Tetlom
Q1,
The cost of gold extraction varies enormously depending on location, transport, ore quality etc, but assuming it's $800 and gold is $1500, it sounds like a great deal, but it obviously isn't because every single gold index on the planet is plumbing new lows, so someone probably knows something you don't.
As far as cenral banksters are concerned, they can be just as dim as the average goldbug becuase most of them have been buying gold at higher prices than now.
Central bankers are not necessarily smart, like Gordon Brown.
The Russians are smart, they've been selling.

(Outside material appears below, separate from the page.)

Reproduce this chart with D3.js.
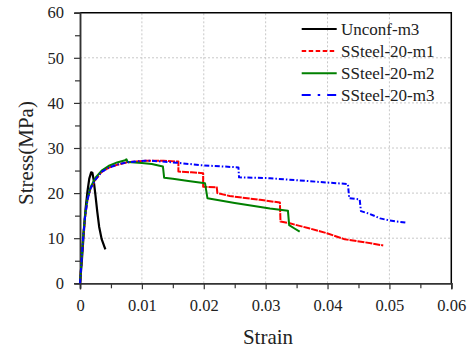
<!DOCTYPE html>
<html>
<head>
<meta charset="utf-8">
<script src="https://cdn.jsdelivr.net/npm/d3@7"></script>
</head>
<body style="margin:0">
<script>
// stress-strain curves
const unconfStrain = [0, 0.0003, 0.0006, 0.0009, 0.0012, 0.0015, 0.0018, 0.002, 0.0022, 0.0025, 0.0028, 0.0031, 0.0035, 0.0041];
const unconfStress = [0, 5, 11, 16.5, 20.3, 23.2, 24.6, 24.5, 23, 19.5, 15.8, 12.5, 9.8, 7.5];

const m1Strain = [0, 0.0002, 0.0005, 0.0008, 0.0012, 0.0017, 0.0025, 0.0035, 0.0046, 0.006, 0.0075, 0.009, 0.0105, 0.0113, 0.0135, 0.0159, 0.0159, 0.018, 0.0199, 0.0199, 0.0221, 0.0222, 0.0242, 0.0291, 0.0323, 0.0324, 0.0339, 0.037, 0.0399, 0.0428, 0.046, 0.049];
const m1Stress = [0, 4, 10, 14.5, 18.5, 21, 23, 24.7, 25.6, 26.3, 26.8, 27.0, 27.15, 27.2, 27.15, 27.0, 24.8, 24.6, 24.4, 21.4, 21.3, 20.0, 19.35, 18.5, 17.9, 13.7, 13.3, 12.2, 11.1, 9.75, 9.1, 8.4];

const m2Strain = [0, 0.0002, 0.0005, 0.0008, 0.0012, 0.0017, 0.0025, 0.0035, 0.0046, 0.006, 0.0073, 0.0075, 0.0077, 0.01, 0.0116, 0.0134, 0.0136, 0.015, 0.0175, 0.0202, 0.0206, 0.025, 0.0307, 0.0336, 0.0338, 0.0346, 0.0355];
const m2Stress = [0, 4, 10.3, 14.8, 18.7, 21.3, 23.4, 25.0, 26.0, 26.8, 27.3, 27.5, 26.9, 26.65, 26.45, 25.9, 23.4, 23.2, 22.7, 22.2, 18.85, 17.8, 16.6, 16.1, 12.9, 12.2, 11.45];

const m3Strain = [0, 0.0002, 0.0005, 0.0008, 0.0012, 0.0017, 0.0025, 0.0035, 0.0046, 0.006, 0.0075, 0.009, 0.0105, 0.0113, 0.0156, 0.0194, 0.0256, 0.0257, 0.0307, 0.0433, 0.0435, 0.0452, 0.0454, 0.0468, 0.0485, 0.0501, 0.0527];
const m3Stress = [0, 4, 10, 14.5, 18.5, 21, 23, 24.7, 25.6, 26.3, 26.8, 27.0, 27.15, 27.2, 26.75, 26.2, 25.7, 23.5, 23.3, 22.0, 18.85, 18.6, 16.0, 15.4, 14.4, 13.9, 13.45];

const seriesNames = ["Unconf-m3", "SSteel-20-m1", "SSteel-20-m2", "SSteel-20-m3"];
const xTicks = [0, 0.01, 0.02, 0.03, 0.04, 0.05, 0.06];
const yTicks = [0, 10, 20, 30, 40, 50, 60];

const series = [
  { name: seriesNames[0], x: unconfStrain, y: unconfStress, color: "#000", dash: null, w: 2.2 },
  { name: seriesNames[1], x: m1Strain, y: m1Stress, color: "#ff0000", dash: "7,1", w: 2, legDash: "4.5,2.5" },
  { name: seriesNames[2], x: m2Strain, y: m2Stress, color: "#008000", dash: null, w: 2 },
  { name: seriesNames[3], x: m3Strain, y: m3Stress, color: "#0000ff", dash: "5,2,1.5,2", w: 2, legDash: "9,7,2.5,7" }
];

const FONT = "Liberation Serif";
const W = 476, H = 350;
const m = { left: 80, right: 476 - 451.3, top: 12.7, bottom: 350 - 283.3 };

const svg = d3.select("body").append("svg")
  .attr("width", W).attr("height", H)
  .style("display", "block");

const x = d3.scaleLinear().domain([0, 0.06]).range([m.left, W - m.right]);
const y = d3.scaleLinear().domain([0, 60]).range([H - m.bottom, m.top]);

// grid
const grid = svg.append("g")
  .attr("stroke", "#c8c8c8").attr("stroke-dasharray", "2,2");
grid.selectAll(".gx").data(xTicks.slice(1, -1)).enter().append("line")
  .attr("x1", d => x(d)).attr("x2", d => x(d))
  .attr("y1", y(0)).attr("y2", y(60));
grid.selectAll(".gy").data(yTicks.slice(1, -1)).enter().append("line")
  .attr("x1", x(0)).attr("x2", x(0.06))
  .attr("y1", d => y(d)).attr("y2", d => y(d));

// frame top/right
svg.append("path")
  .attr("d", `M${x(0)},${y(60)}H${x(0.06)}V${y(0)}`)
  .attr("fill", "none").attr("stroke", "#000").attr("stroke-width", 1.5);

// axes
const fmtX = d => d === 0 ? "0" : d3.format(".2f")(d);
const xAxis = svg.append("g")
  .attr("transform", `translate(0,${y(0)})`)
  .call(d3.axisBottom(x).tickValues(xTicks).tickFormat(fmtX).tickSize(6).tickPadding(10));
const xMinor = svg.append("g")
  .attr("transform", `translate(0,${y(0)})`)
  .call(d3.axisBottom(x).tickValues(d3.range(0.005, 0.06, 0.01)).tickFormat("").tickSize(5));
const yAxis = svg.append("g")
  .attr("transform", `translate(${x(0)},0)`)
  .call(d3.axisLeft(y).tickValues(yTicks).tickSize(6).tickPadding(10));
const yMinor = svg.append("g")
  .attr("transform", `translate(${x(0)},0)`)
  .call(d3.axisLeft(y).tickValues(d3.range(5, 60, 10)).tickFormat("").tickSize(5));

[xAxis, yAxis, xMinor, yMinor].forEach(g => {
  g.attr("font-family", FONT).attr("font-size", 16.5);
  g.selectAll("path").attr("stroke", "#333").attr("stroke-width", 1.5);
  g.selectAll("line").attr("stroke", "#333").attr("stroke-width", 1.2);
  g.selectAll("text").attr("fill", "#222");
});

// curves
const line = d3.line().x(d => x(d[0])).y(d => y(d[1]));
series.forEach(s => {
  svg.append("path")
    .datum(s.x.map((v, i) => [v, s.y[i]]))
    .attr("d", line)
    .attr("fill", "none")
    .attr("stroke", s.color)
    .attr("stroke-width", s.w)
    .attr("stroke-dasharray", s.dash)
    .attr("stroke-linejoin", "round");
});

// legend
const leg = svg.append("g").attr("font-family", FONT).attr("font-size", 17);
const rowY = [29, 51, 73.3, 95];
series.forEach((s, i) => {
  leg.append("line")
    .attr("x1", 301.7).attr("x2", 336.7)
    .attr("y1", rowY[i]).attr("y2", rowY[i])
    .attr("stroke", s.color).attr("stroke-width", 2)
    .attr("stroke-dasharray", s.legDash || null);
  leg.append("text")
    .attr("x", 341).attr("y", rowY[i] + 6)
    .attr("fill", "#222")
    .text(s.name);
});

// axis titles
svg.append("text")
  .attr("transform", `translate(33,153) rotate(-90)`)
  .attr("text-anchor", "middle")
  .attr("font-family", FONT).attr("font-size", 21).attr("fill", "#222")
  .text("Stress(MPa)");
svg.append("text")
  .attr("x", 268).attr("y", 344)
  .attr("text-anchor", "middle")
  .attr("font-family", FONT).attr("font-size", 21).attr("fill", "#222")
  .text("Strain");
</script>
</body>
</html>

Q2. Gold is not and does not behave like a currency, ask the suckers who owned it in 1980, they ended up poverty-stricken. It is a commodity, albeit one without a P/E. It has no utility, unless you want to escape from North Korea.
Q3. I have my investments spread around in several different currencies to avoid sovereign risk, i.e. war, foot and mouth disease, terrorist attack, and natural phenomena like earthquakes, so if that's what you mean by 'baggage', yes, but they're entirely unpredictable and I don't own gold to mitigate the risk.
Bonus question.
This question doesn't make sense, which country are you referring to? All countries have different economic criteria, but you've obviously been sucked in by the Jim Sinclair theory that gold can only go higher and that isn't necessarily the case, it depends entirely on the next 'greater fool'. If you want to investigate an economist who debunks the 'gold going to the moon' theory, try eminent economist Noriel Roubini, who thinks the goldbugs are cranks.
Roubini has real qualifications, not a degree from the Jim Sinclair university of goldbug conjecture.
It's take to take anyone seriously that's an obvious failure, Sinclair predicting gold $3000-$5000 in 2011.